START MATERIAL
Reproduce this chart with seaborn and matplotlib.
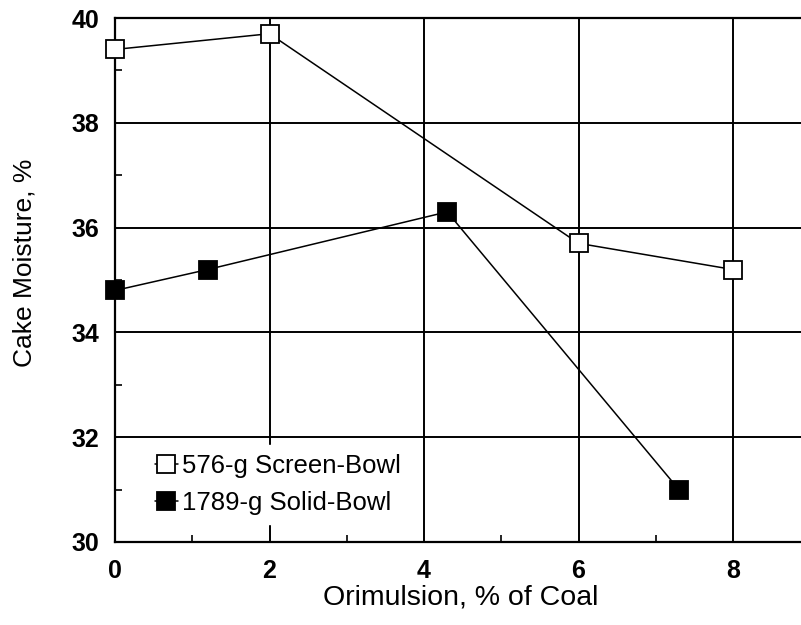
import matplotlib
matplotlib.use("Agg")
import matplotlib.pyplot as plt
from matplotlib.ticker import MultipleLocator
import seaborn as sns
import pandas as pd

# Cake moisture versus Orimulsion addition for two centrifuges
screen_x = [0, 2, 6, 8]
screen_y = [39.4, 39.7, 35.7, 35.2]
solid_x = [0, 1.2, 4.3, 7.3]
solid_y = [34.8, 35.2, 36.3, 31.0]
series_names = ["576-g Screen-Bowl", "1789-g Solid-Bowl"]
x_ticks = [0, 2, 4, 6, 8]
y_ticks = [30, 32, 34, 36, 38, 40]

sns.set_theme(style="white")
plt.rcParams["font.family"] = ["Liberation Sans", "DejaVu Sans"]
plt.rcParams["text.color"] = "black"

screen = pd.DataFrame({"x": screen_x, "y": screen_y})
solid = pd.DataFrame({"x": solid_x, "y": solid_y})

fig = plt.figure(figsize=(8.01, 6.25), dpi=100)
ax = fig.add_axes([115 / 801, 1 - 542 / 625, 1 - 115 / 801, (542 - 18) / 625])

sns.lineplot(data=screen, x="x", y="y", ax=ax, color="black", lw=1.1,
             marker="s", markersize=12.5, markerfacecolor="white",
             markeredgecolor="black", markeredgewidth=1.3,
             label=series_names[0], zorder=3, clip_on=False)
sns.lineplot(data=solid, x="x", y="y", ax=ax, color="black", lw=1.1,
             marker="s", markersize=12.5, markerfacecolor="black",
             markeredgecolor="black", markeredgewidth=1.3,
             label=series_names[1], zorder=3, clip_on=False)

ax.set_xlim(0, (801 - 115) / 77.25)
ax.set_ylim(30, 40)
ax.set_xticks(x_ticks)
ax.set_yticks(y_ticks)
ax.xaxis.set_minor_locator(MultipleLocator(1))
ax.yaxis.set_minor_locator(MultipleLocator(1))
ax.tick_params(which="major", direction="in", length=6, width=1.2,
               color="black", labelsize=18)
ax.tick_params(axis="y", which="major", pad=11)
ax.tick_params(axis="x", which="major", pad=12)
ax.tick_params(which="minor", direction="in", length=5, width=1.2,
               color="black", bottom=True, left=True)
ax.tick_params(axis="both", which="both", top=False, right=False)
for lab in ax.get_xticklabels() + ax.get_yticklabels():
    lab.set_fontweight("bold")
    lab.set_color("black")

ax.grid(True, which="major", color="black", lw=1.4)
ax.set_axisbelow(True)
for side in ["left", "bottom", "top"]:
    ax.spines[side].set_visible(True)
    ax.spines[side].set_color("black")
    ax.spines[side].set_linewidth(1.6)
ax.spines["right"].set_visible(False)

ax.set_xlabel("Orimulsion, % of Coal", fontsize=20.5, color="black")
ax.set_ylabel("Cake Moisture, %", fontsize=19, color="black")
ax.xaxis.set_label_coords((461 - 115) / 686, -(605 - 542) / 524, transform=ax.transAxes)
ax.yaxis.set_label_coords(-(115 - 25) / 686, (542 - 263) / 524, transform=ax.transAxes)
ax.xaxis.label.set_verticalalignment("baseline")
ax.yaxis.label.set_verticalalignment("center")

leg = ax.legend(loc="lower left", bbox_to_anchor=(0.045, 0.035), frameon=True,
                fontsize=18.5, handlelength=0.9, handletextpad=0.15,
                borderpad=0.35, labelspacing=0.5, borderaxespad=0)
leg.get_frame().set_facecolor("white")
leg.get_frame().set_edgecolor("white")
leg.get_frame().set_alpha(1)
leg.set_zorder(5)
for t in leg.get_texts():
    t.set_color("black")

fig.savefig("out.png", dpi=100)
END MATERIAL
SHORT PROBLEM: Write out nothing but the lines from the start of the data through the line with "import pandas as pd". Leave out the pictures.

THE REPLY:
Reproduce this chart with seaborn and matplotlib.
import matplotlib
matplotlib.use("Agg")
import matplotlib.pyplot as plt
from matplotlib.ticker import MultipleLocator
import seaborn as sns
import pandas as pd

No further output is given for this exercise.